U.S. Extends Tariff Exclusions, Keeps Relief Amid China Probe
The Office of the U.S. Trade Representative announced an extension of tariff exclusions tied to a probe of Chinese technology transfer and intellectual property practices, moving the expiration from November 2025 to November 2026. The move aims to preserve relief for affected importers while Washington and Beijing pursue follow up agreements from the leaders' November 1, 2025 meeting, with wider implications for supply chains, inflation and U.S. leverage in trade talks.

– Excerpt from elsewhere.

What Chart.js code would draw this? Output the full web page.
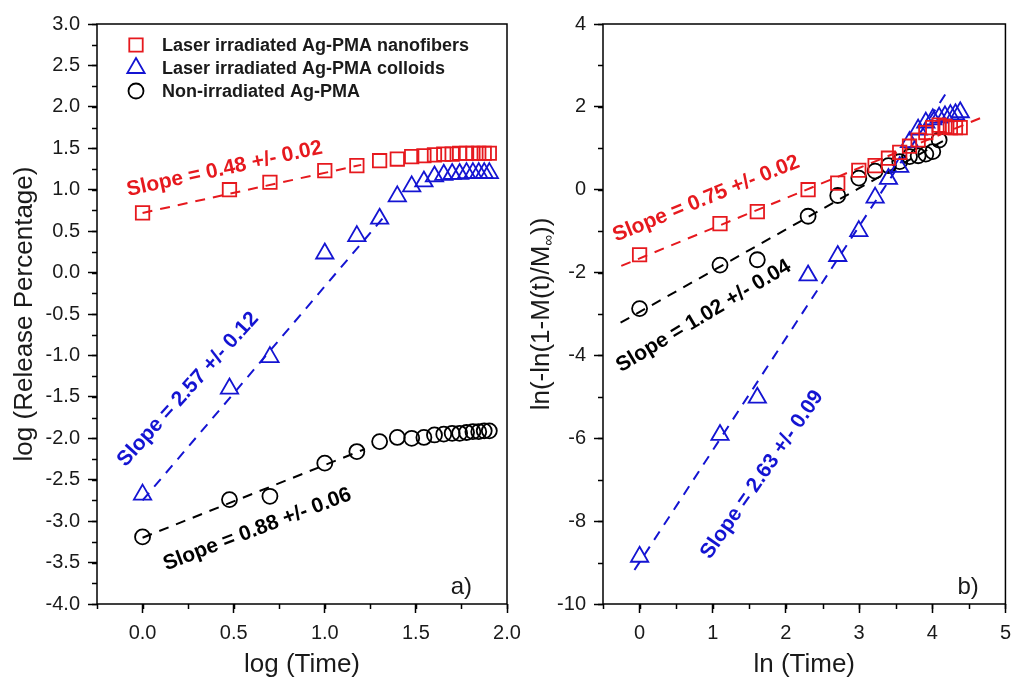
<!DOCTYPE html>
<html>
<head>
<meta charset="utf-8">
<script src="https://cdn.jsdelivr.net/npm/chart.js@4.4.0/dist/chart.umd.min.js"></script>
<style>
  html, body { margin: 0; padding: 0; background: #fff; }
  #wrap { position: relative; width: 1019px; height: 683px; overflow: hidden; }
  canvas { position: absolute; top: 0; }
</style>
</head>
<body>
<div id="wrap">
  <canvas id="chartA" width="560" height="683" style="left:0px"></canvas>
  <canvas id="chartB" width="509" height="683" style="left:510px"></canvas>
</div>
<script>
// release data, sampled at t = 1,3,5,10,15,...,80
var logTime = [0.000, 0.477, 0.699, 1.000, 1.176, 1.301, 1.398, 1.477, 1.544, 1.602, 1.653, 1.699, 1.740, 1.778, 1.813, 1.845, 1.875, 1.903];
var lnTime = [0.000, 1.099, 1.609, 2.303, 2.708, 2.996, 3.219, 3.401, 3.555, 3.689, 3.807, 3.912, 4.007, 4.094, 4.174, 4.248, 4.317, 4.382];

var seriesNames = ['Laser irradiated Ag-PMA nanofibers', 'Laser irradiated Ag-PMA colloids', 'Non-irradiated Ag-PMA'];

// panel a) log (Release Percentage)
var nanoLog = [0.72, 1.00, 1.09, 1.23, 1.29, 1.35, 1.37, 1.40, 1.41, 1.42, 1.43, 1.43, 1.44, 1.44, 1.44, 1.44, 1.44, 1.44];
var colloidLog = [-2.68, -1.40, -1.02, 0.23, 0.44, 0.65, 0.92, 1.04, 1.10, 1.16, 1.18, 1.19, 1.19, 1.20, 1.20, 1.20, 1.20, 1.20];
var plainLog = [-3.19, -2.74, -2.70, -2.30, -2.16, -2.04, -1.99, -2.00, -1.99, -1.96, -1.95, -1.94, -1.94, -1.93, -1.92, -1.92, -1.91, -1.91];

// panel b) ln(-ln(1-M(t)/Minf))
var nanoLn = [-1.57, -0.82, -0.53, 0.00, 0.16, 0.47, 0.58, 0.76, 0.90, 1.05, 1.20, 1.38, 1.50, 1.56, 1.53, 1.50, 1.50, 1.50];
var colloidLn = [-8.86, -5.92, -5.02, -2.07, -1.60, -1.00, -0.19, 0.26, 0.55, 1.15, 1.45, 1.62, 1.70, 1.74, 1.77, 1.80, 1.82, 1.87];
var plainLn = [-2.87, -1.82, -1.69, -0.64, -0.14, 0.28, 0.45, 0.58, 0.68, 0.80, 0.82, 0.86, 0.92, 1.20];

// fitted lines (end points)
var nanoFitLogX = [0.0, 1.2], nanoFitLogY = [0.72, 1.30];
var colloidFitLogX = [0.0, 1.32], colloidFitLogY = [-2.75, 0.66];
var plainFitLogX = [0.0, 1.22], plainFitLogY = [-3.20, -2.13];
var nanoFitLnX = [-0.25, 4.7], nanoFitLnY = [-1.84, 1.76];
var colloidFitLnX = [-0.07, 4.2], colloidFitLnY = [-9.18, 2.36];
var plainFitLnX = [-0.26, 4.22], plainFitLnY = [-3.21, 1.25];

var slopeLogText = ['Slope = 0.48 +/- 0.02', 'Slope = 2.57 +/- 0.12', 'Slope = 0.88 +/- 0.06'];
var slopeLnText = ['Slope = 0.75 +/- 0.02', 'Slope = 2.63 +/- 0.09', 'Slope = 1.02 +/- 0.04'];

var RED = 'rgb(230,25,30)';
var BLUE = 'rgb(20,20,210)';
var BLACK = '#000';
var FONT = '"Liberation Sans", Arial, Helvetica, sans-serif';

function toPoints(xs, ys) {
    return ys.map(function (y, i) { return { x: xs[i], y: y }; });
}

function markerSet(label, xs, ys, color, style, radius) {
    return {
        label: label,
        data: toPoints(xs, ys),
        pointStyle: style,
        pointRadius: radius,
        pointBorderWidth: 1.8,
        borderColor: color,
        backgroundColor: 'rgba(0,0,0,0)',
        showLine: false
    };
}

function fitSet(xs, ys, color) {
    return {
        label: 'fit',
        data: toPoints(xs, ys),
        showLine: true,
        borderColor: color,
        borderWidth: 2,
        borderDash: [10, 8],
        pointRadius: 0,
        fill: false
    };
}

function range(min, max, step) {
    var out = [];
    for (var v = min; v <= max + 1e-9; v += step) out.push(Math.round(v * 1000) / 1000);
    return out;
}

function axis(min, max, major, digits, isX, size) {
    var majors = range(Math.ceil(min / major - 1e-9) * major, max, major);
    return {
        type: 'linear',
        min: min,
        max: max,
        afterBuildTicks: function (scale) {
            scale.ticks = majors.map(function (v) { return { value: v }; });
        },
        afterFit: function (scale) {
            if (isX) scale.height = size; else scale.width = size;
        },
        grid: { display: true, drawOnChartArea: false, drawTicks: true, tickLength: 9, tickWidth: 1.5, tickColor: '#000' },
        border: { display: false },
        ticks: {
            font: { family: FONT, size: 20 },
            color: '#1a1a1a',
            padding: 8,
            maxRotation: 0,
            autoSkip: false,
            callback: function (v) { return Number(v).toFixed(digits); }
        }
    };
}

// frame, minor ticks, titles, notes and legend
var panelDecor = {
    id: 'panelDecor',
    afterDraw: function (chart, args, o) {
        var ctx = chart.ctx, a = chart.chartArea;
        var xs = chart.scales.x, ys = chart.scales.y;
        ctx.save();

        ctx.strokeStyle = '#000';
        ctx.lineWidth = 1.5;
        ctx.strokeRect(a.left, a.top, a.right - a.left, a.bottom - a.top);

        // minor ticks
        ctx.beginPath();
        range(xs.min, xs.max, o.xMinor).forEach(function (v) {
            var px = Math.round(xs.getPixelForValue(v)) + 0.5;
            ctx.moveTo(px, a.bottom);
            ctx.lineTo(px, a.bottom + 5);
        });
        range(ys.min, ys.max, o.yMinor).forEach(function (v) {
            var py = Math.round(ys.getPixelForValue(v)) + 0.5;
            ctx.moveTo(a.left, py);
            ctx.lineTo(a.left - 5, py);
        });
        ctx.stroke();

        // axis titles
        ctx.fillStyle = '#1a1a1a';
        ctx.textAlign = 'center';
        ctx.textBaseline = 'middle';
        ctx.font = '26px ' + FONT;
        ctx.fillText(o.xTitle, (a.left + a.right) / 2, o.xTitleY);

        ctx.save();
        ctx.translate(o.yTitleX, (a.top + a.bottom) / 2);
        ctx.rotate(-Math.PI / 2);
        var parts = o.yTitle;
        var widths = parts.map(function (p) {
            ctx.font = (p.sub ? '15px ' : '26px ') + FONT;
            return ctx.measureText(p.text).width;
        });
        var total = widths.reduce(function (s, w) { return s + w; }, 0);
        var cx = -total / 2;
        ctx.textAlign = 'left';
        parts.forEach(function (p, i) {
            ctx.font = (p.sub ? '15px ' : '26px ') + FONT;
            ctx.fillText(p.text, cx, p.sub ? 7 : 0);
            cx += widths[i];
        });
        ctx.restore();

        // slope notes along the fits
        ctx.font = 'bold 21px ' + FONT;
        o.notes.forEach(function (n) {
            var x0 = xs.getPixelForValue(n.x), y0 = ys.getPixelForValue(n.y);
            var x1 = xs.getPixelForValue(n.x + 1), y1 = ys.getPixelForValue(n.y + n.slope);
            ctx.save();
            ctx.translate(x0, y0);
            ctx.rotate(Math.atan2(y1 - y0, x1 - x0));
            ctx.fillStyle = n.color;
            ctx.textAlign = 'center';
            ctx.fillText(n.text, 0, 0);
            ctx.restore();
        });

        // panel tag
        ctx.font = '24px ' + FONT;
        ctx.fillStyle = '#1a1a1a';
        ctx.fillText(o.tag.text, xs.getPixelForValue(o.tag.x), ys.getPixelForValue(o.tag.y));

        // legend
        if (o.legend) {
            ctx.font = 'bold 18px ' + FONT;
            ctx.textAlign = 'left';
            chart.data.datasets.slice(0, 3).forEach(function (ds, i) {
                var y = o.legend.y + i * o.legend.gap;
                ctx.strokeStyle = ds.borderColor;
                ctx.fillStyle = 'rgba(0,0,0,0)';
                ctx.lineWidth = ds.pointBorderWidth;
                Chart.helpers.drawPoint(ctx, {
                    pointStyle: ds.pointStyle, radius: ds.pointRadius, rotation: 0, borderWidth: ds.pointBorderWidth
                }, o.legend.x, y);
                ctx.fillStyle = '#1a1a1a';
                ctx.fillText(ds.label, o.legend.textX, y + 1);
            });
        }
        ctx.restore();
    }
};

function makePanel(id, p) {
    return new Chart(document.getElementById(id), {
        type: 'scatter',
        data: {
            datasets: [
                markerSet(seriesNames[0], p.x, p.nano, RED, 'rect', 9.5),
                markerSet(seriesNames[1], p.x, p.colloid, BLUE, 'triangle', 10),
                markerSet(seriesNames[2], p.x, p.plain, BLACK, 'circle', 7.5),
                fitSet(p.fits[0][0], p.fits[0][1], RED),
                fitSet(p.fits[1][0], p.fits[1][1], BLUE),
                fitSet(p.fits[2][0], p.fits[2][1], BLACK)
            ]
        },
        options: {
            responsive: false,
            animation: false,
            layout: { padding: p.padding },
            scales: {
                x: axis(p.xMin, p.xMax, p.xMajor, p.xDigits, true, 79),
                y: axis(p.yMin, p.yMax, p.yMajor, p.yDigits, false, p.yAxisW)
            },
            plugins: {
                legend: { display: false },
                tooltip: { enabled: false },
                panelDecor: p.decor
            }
        },
        plugins: [panelDecor]
    });
}

makePanel('chartA', {
    x: logTime, nano: nanoLog, colloid: colloidLog, plain: plainLog,
    fits: [[nanoFitLogX, nanoFitLogY], [colloidFitLogX, colloidFitLogY], [plainFitLogX, plainFitLogY]],
    xMin: -0.25, xMax: 2.0, xMajor: 0.5, xDigits: 1,
    yMin: -4, yMax: 3, yMajor: 0.5, yDigits: 1,
    yAxisW: 97,
    padding: { top: 24, right: 53, bottom: 0, left: 0 },
    decor: {
        xMinor: 0.25, yMinor: 0.25,
        xTitle: 'log (Time)', xTitleY: 665,
        yTitle: [{ text: 'log (Release Percentage)' }], yTitleX: 25,
        notes: [
            { text: slopeLogText[0], x: 0.45, y: 1.25, slope: 0.48, color: RED },
            { text: slopeLogText[1], x: 0.25, y: -1.41, slope: 2.44, color: BLUE },
            { text: slopeLogText[2], x: 0.63, y: -3.10, slope: 0.84, color: BLACK }
        ],
        tag: { text: 'a)', x: 1.75, y: -3.8 },
        legend: { x: 136, textX: 162, y: 45, gap: 23 }
    }
});

makePanel('chartB', {
    x: lnTime, nano: nanoLn, colloid: colloidLn, plain: plainLn,
    fits: [[nanoFitLnX, nanoFitLnY], [colloidFitLnX, colloidFitLnY], [plainFitLnX, plainFitLnY]],
    xMin: -0.5, xMax: 5, xMajor: 1, xDigits: 0,
    yMin: -10, yMax: 4, yMajor: 2, yDigits: 0,
    yAxisW: 93,
    padding: { top: 24, right: 6, bottom: 0, left: 0 },
    decor: {
        xMinor: 0.5, yMinor: 1,
        xTitle: 'ln (Time)', xTitleY: 665,
        yTitle: [{ text: 'ln(-ln(1-M(t)/M' }, { text: '\u221E', sub: true }, { text: '))' }], yTitleX: 32,
        notes: [
            { text: slopeLnText[0], x: 0.91, y: -0.22, slope: 0.72, color: RED },
            { text: slopeLnText[1], x: 1.675, y: -6.88, slope: 2.55, color: BLUE },
            { text: slopeLnText[2], x: 0.875, y: -3.05, slope: 1.06, color: BLACK }
        ],
        tag: { text: 'b)', x: 4.49, y: -9.6 },
        legend: null
    }
});
</script>
</body>
</html>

The Office of the U.S. Trade Representative on Wednesday extended tariff exclusions that had been scheduled to expire later in November 2025, keeping them in force through November 2026 as negotiations with China continue. The exclusions are connected to an investigation into Chinese technology transfer and intellectual property practices, and Reuters reporting framed the decision as linked to a broader trade and economic understanding reached by the two countries during leaders' talks on November 1, 2025 and subsequent follow up agreements.
The extension is intended to provide continuing relief for U.S. businesses that import the products excluded from tariffs while bilateral talks attempt to address longstanding concerns over forced technology transfer and weak enforcement of intellectual property protections. For companies reliant on cross border supply chains, the exclusions reduce the immediate cost shock that blanket tariffs can impose on intermediate goods and components. Economists caution that preserving exclusions can ease near term input cost pressures, which in turn can moderate price rises for manufacturers and consumers.
Politically the move reflects a balancing act. Washington has maintained a firm stance on Chinese practices deemed unfair to U.S. firms, but policymakers have also signaled interest in avoiding unnecessary disruption to domestic industry. Extending targeted exclusions allows the United States to continue pressing for stronger IP enforcement and restrictions on forced transfers, while limiting economic friction that could raise costs for American manufacturers and retailers ahead of an uncertain geopolitical environment.
Market implications are nuanced. Importers of the covered items gain predictability and room to plan inventories for the year ahead, which can stabilize production schedules and profit margins. For investors, the decision reduces a source of policy risk for sectors reliant on Chinese inputs. At the same time, the extension preserves a lever in trade talks: exclusions can be rescinded if negotiations fail to deliver meaningful commitments on technology transfer and IP protection.

The decision also factors into longer term trends in U.S China economic relations. Since the trade tensions of the late 2010s, Washington has pursued a toolkit that combines tariffs and exclusions with export controls and investment screening, aiming to protect strategic technologies while minimizing collateral damage to domestic industry. The one year extension signals a continued preference for calibrated measures that enable negotiation, rather than a full retreat from enforcement.
Analysts say attention will now turn to the substance of the follow up agreements from the November 1 meeting and how they are implemented in practice. If those commitments produce verifiable changes in Chinese behavior on technology transfer and intellectual property enforcement, exclusions could be extended further or made permanent for certain lines. If not, exclusions may be phased out as a means of pressuring compliance. For U.S. firms and workers, the near term consequence is clear, a year of protected access to imported inputs that supports production and helps contain cost pressures as broader trade and strategic issues are resolved.